Aufstand: Was Feminismus alles ist
Von Axel Halbhuber
Es wird nur mehr sehr wenig darüber gesprochen, was vor einem Jahr fast eine halbe Million Menschen unterschrieben hat: Dabei zeigten gerade die Forderungen des Frauenvolksbegehrens 2.0 sehr gut, wie differenziert die Themen sind, die man für einen Fortschritt bei der Gleichstellung von Frauen behandeln müsste.
Gestern sagte Alexander Van der Bellen dazu: „Niemand braucht eine Statistik um zu sehen und zu fühlen, dass völlige Gleichberechtigung in Österreich längst nicht hergestellt ist.“ Diese Worte richtete der Bundespräsident an die vielen Besucherinnen – und die wenigen Besucher – der Konferenz „#Aufstand“ gegen Ungerechtigkeit in der Lebensrealität, die das Frauenmagazin Wienerin veranstaltete. Die Idee des größten feministischen Events seit dem Volksbegehren: Frauen müssten nicht mehr nur Lösungen finden, sondern sie lauter fordern.

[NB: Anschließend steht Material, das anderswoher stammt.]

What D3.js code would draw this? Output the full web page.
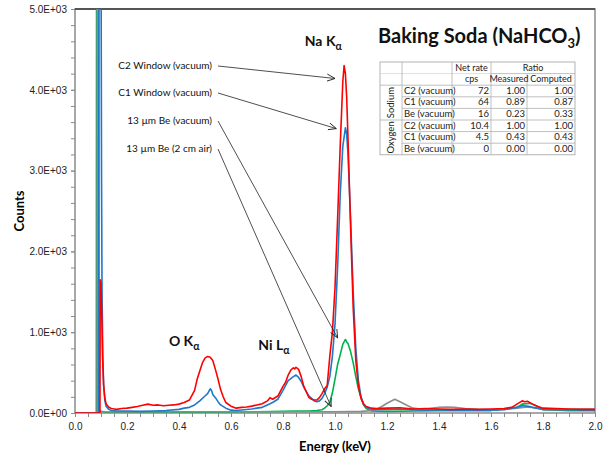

Auch Lösungen für jene Themen, die in der Bevölkerung nicht sofort mit Gleichberechtigung verbunden würden, abseits von ungleicher Bezahlung. Van der Bellen: „Frauen leisten den Großteil unbezahlter Arbeit. Frauen tragen so ein hohes Risiko, in Altersarmut zu leben. Frauen erleben sexualisierte Gewalt. Frauen stoßen in ihrer Realität auf viele Hindernisse und die gehören beseitigt.“
Männliche Algorithmen
Das betrifft Musikschaffende (beim großen Festival Nova Rock zum Beispiel betrug der Anteil von Frauenacts auf der Bühne zuletzt 3,8 Prozent) ebenso wie die Digitalisierung, erklärt Anna Steiger, Vizerektorin der TU Wien: „Es obliegt unserer Gestaltungsfreiheit, wie wir neue Technologien nutzen, aber auch zu achten, niemanden davon auszuschließen. Dafür ist unabdingbar, dass nicht fast nur der Typ ,männlich Mitte 20’ daran arbeitet.“
Als Beispiel nennt Steiger den jüngsten Aufschrei gegen Apple: Frauen werden bei Kreditkarten-Prüfungen schlechter bewertet als Männer. „Auf Nachfrage sagte man: Das liegt am Algorithmus. Als ob der vom Himmel gefallen wäre. Aber die entwickeln fast ausschließlich junge Männer.“
Auch solche Sorgen würden, wie fast alle, besonders bei Ein-Eltern-Familien schlagend, sagt Julia Stadlbauer von der Plattform für Alleinerziehende: „Gerade da kommen die Fragen der Gleichstellung besonders zum Tragen. Und das sind eben zu 90 Prozent Mutter-Kind-Familien. Benachteiligungen für Frauen spüren Alleinerzieherinnen besonders stark: Die Strukturen der Arbeitswelt sind nicht auf die Bedürfnisse von Müttern ausgerichtet.“ Daher seien Alleinerziehende auch ein Indikator für die Gesellschaft insgesamt. „Wenn die ein gutes Leben führen können, können es alle.“
Wir waren schon weiter
Im Bereich Kinderbetreuung würde aber vor allem noch immer das traditionelle Rollenbild herrschen, bedauert Papa-Blogger Michael Winischhofer, einer der wenigen männlichen Redner. „Frauen werden nach der Karenz oft in eine Teilzeit verschoben.“ Aber wie kann man die Männerbeteilung steigern? „Ich will nicht Väter in Karenz oder Elternteilzeit als Superhelden darstellen, aber man soll darüber reden, dass sie es machen, dass sie es gerne machen und dass es funktionieren kann. Das wäre ein Schlüssel.“
Die derzeitige Frauenministerin Ines Stilling sieht darin ebenfalls ein Rezept, wie man echte Gleichstellung erreichen kann: „Indem wir es einfach tun. Wenn jeder und jede etwas zur geschlechtergerechten Gesellschaft beiträgt, könnten wir sie gleich haben.“ Allerdings sagt die Ministerin auch: „Wir waren schon weiter. Etwa bei der Frage der gesetzlich ohnehin geregelten Abtreibungen, deren Verbot eine Petition heuer gefordert hat. Oder im Supermarkt, wo plötzlich manche Produkte für Mädchen extra rosa eingefärbt werden.“ Als Ministerin habe sie versucht, die „sexualisierte Werbung wieder in den Griff zu bekommen“.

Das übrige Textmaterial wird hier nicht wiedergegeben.